John Sydney Swan (12 January 1874 – 18 April 1936) (sometimes seen as Sidney) was a New Zealand architect, the designer of houses and churches in Wellington, New Zealand. He was articled to Frederick de Jersey Clere and was at one time a partner with Clere. Buildings he designed include Erskine College and the St Gerard's church section of the St Gerard's Church and Monastery, Our Lady of Compassion Convent, Island Bay (1908-1921) for Suzanne Aubert and various commercial buildings, houses and Wellington Harbour Board buildings.

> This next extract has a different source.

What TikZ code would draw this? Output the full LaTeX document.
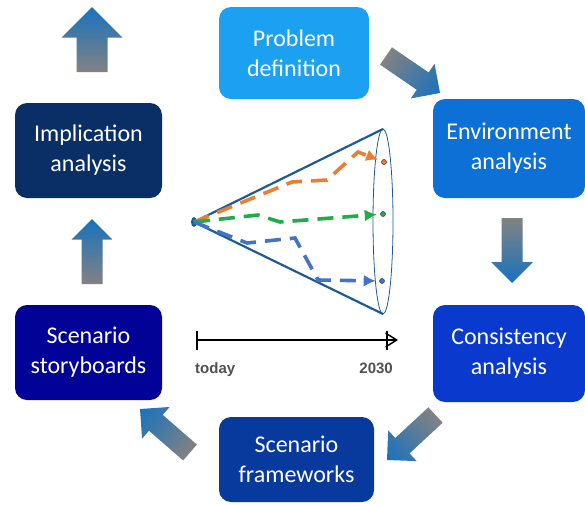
\documentclass[tikz,border=0pt]{standalone}
\usepackage{fontspec}
\setmainfont{Carlito}
\newfontfamily\axisfont{Liberation Sans}
\usetikzlibrary{calc,arrows.meta,positioning,shapes.geometric}

\definecolor{probblue}{RGB}{28,160,242}
\definecolor{envblue}{RGB}{12,112,214}
\definecolor{consblue}{RGB}{10,58,205}
\definecolor{frameblue}{RGB}{8,58,158}
\definecolor{storyblue}{RGB}{2,2,150}
\definecolor{implblue}{RGB}{10,46,102}
\definecolor{arrowblue}{RGB}{24,114,190}
\definecolor{arrowgray}{RGB}{130,130,130}
\definecolor{conecol}{RGB}{30,90,150}
\definecolor{pathorange}{RGB}{237,125,49}
\definecolor{pathgreen}{RGB}{32,172,72}
\definecolor{pathblue}{RGB}{68,114,196}
\definecolor{labelgray}{RGB}{80,80,80}

\tikzset{
	phase/.style={rounded corners=12pt, inner sep=0pt, text=white, align=center,
		font=\fontsize{24}{30}\selectfont},
	fatarrow/.style={left color=arrowgray, right color=arrowblue, draw=none},
	coneline/.style={draw=conecol, line width=2.2pt},
	rimline/.style={draw=conecol, line width=0.8pt},
	scenpath/.style={line width=3.6pt, dash pattern=on 16pt off 9pt, shorten >=3.5pt,
		-{Latex[length=12pt,width=12pt]}},
	enddot/.style={circle, inner sep=0pt, minimum size=5pt, draw=black!70, line width=0.6pt},
	timeline/.style={line width=1.5pt},
	yearlabel/.style={font=\axisfont\bfseries\fontsize{15}{18}\selectfont, text=labelgray, inner sep=0pt}
}

% fat shaded arrow from #1 (tail) to #2 (tip), shaft and head half widths #3 and #4
\newcommand{\fatarrow}[4]{%
	\path let \p1=($(#2)-(#1)$), \n1={atan2(\y1,\x1)}, \n2={veclen(\x1,\y1)} in
		\pgfextra{\xdef\farang{\n1}\xdef\farlen{\n2}};
	\pgfmathsetmacro{\farneck}{\farlen-#4}
	\shade[fatarrow, transform canvas={shift={(#1)}, rotate=\farang}]
		(0,-#3) -- (\farneck,-#3) -- (\farneck,-#4) -- (\farlen,0)
		-- (\farneck,#4) -- (\farneck,#3) -- (0,#3) -- cycle;
}

\begin{document}
\begin{tikzpicture}[x=1pt, y=-1pt]

		\useasboundingbox (0,0) rectangle (585,504);

		% Draw the six phases
		\node[phase, fill=probblue, minimum width=150pt, minimum height=92pt] (prob) at (294,53) {Problem\\definition};
		\node[phase, fill=envblue, minimum width=152pt, minimum height=99pt] (env) at (509,148.5) {Environment\\analysis};
		\node[phase, fill=consblue, minimum width=152pt, minimum height=97pt] (cons) at (509,353.5) {Consistency\\analysis};
		\node[phase, fill=frameblue, minimum width=155pt, minimum height=85pt] (frame) at (296.5,459.5) {Scenario\\frameworks};
		\node[phase, fill=storyblue, minimum width=147pt, minimum height=95pt] (story) at (88.5,352.5) {Scenario\\storyboards};
		\node[phase, fill=implblue, minimum width=147pt, minimum height=95pt] (impl) at (88.5,150.5) {Implication\\analysis};

		% Draw the fat arrows between the phases
		\coordinate (pe1) at (386,56);    \coordinate (pe2) at (440,93);
		\coordinate (ec1) at (512,218);   \coordinate (ec2) at (512,283);
		\coordinate (cf1) at (435.5,415); \coordinate (cf2) at (387,460);
		\coordinate (fs1) at (190,452.5); \coordinate (fs2) at (140,409);
		\coordinate (si1) at (92,284);    \coordinate (si2) at (92,219);
		\coordinate (io1) at (92,72);     \coordinate (io2) at (92,7);
		\fatarrow{pe1}{pe2}{10.5}{21}
		\fatarrow{ec1}{ec2}{10.5}{21}
		\fatarrow{cf1}{cf2}{10.5}{21}
		\fatarrow{fs1}{fs2}{10.5}{21}
		\fatarrow{si1}{si2}{10.5}{20.5}
		\fatarrow{io1}{io2}{15.5}{30.5}

		% Draw the cone of futures
		\node[ellipse, fill=conecol, minimum width=6pt, minimum height=10pt, inner sep=0pt] (apex) at (194,222) {};
		\coordinate (rim) at (383,221.5);
		\coordinate (rimtop) at (383,129);
		\coordinate (rimbot) at (383,314);
		\draw[rimline] (rim) ellipse [x radius=10, y radius=92.5];
		\draw[coneline] (apex.center) -- (rimtop);
		\draw[coneline] (apex.center) -- (rimbot);

		\node[enddot, fill=pathorange] (d1) at (384,162) {};
		\node[enddot, fill=pathgreen] (d2) at (383,214) {};
		\node[enddot, fill=pathblue] (d3) at (382,281) {};

		\draw[scenpath, pathorange] (apex.center) -- (292,182) -- (327,180) -- (358,152) -- (d1);
		\draw[scenpath, pathgreen] (apex.center) -- (258,215) -- (280,222) -- (d2);
		\draw[scenpath, pathblue] (apex.center) -- (247,243) -- (295,238) -- (318,280) -- (d3);

		% Draw the time line
		\coordinate (now) at (196,340);
		\coordinate (then) at (387,340);
		\coordinate (tend) at (398,340);
		\draw[timeline, {Bar[width=19pt]}-{Straight Barb[length=11pt,width=14pt]}] (now) -- (tend);
		\draw[timeline] ($(then)+(0,-9.5)$) -- ($(then)+(0,9.5)$);
		\node[yearlabel, anchor=base west] (today) at (195,373) {today};
		\node[yearlabel, anchor=base east] (year) at (393,373) {2030};

	\end{tikzpicture}
\end{document}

He was born and died in Wellington. He married Gertrude Mary Holcroft in 1899, they had three sons and one daughter. He built his own home, The Moorings, in Glenbervie Terrace, Thorndon in 1905. The house has nautical themes running throughout, a reflection of his interest in sailing. His younger brother Francis Herbert Swan (1885–1956) also lived in Glenbervie Terrace, and in 1915 they formed an architectural partnership; Swan and Swan; later Swan, Lawrence and Swan with Charles Lawrence. Toward the end of his career Swan formed a partnership with Jim Lavelle as Swan and Lavelle.

He was a yachtsman, and Commodore of the Royal Port Nicholson Yacht Club. When he died in 1936 it was said he had one of the finest collections of ship photographs in the world.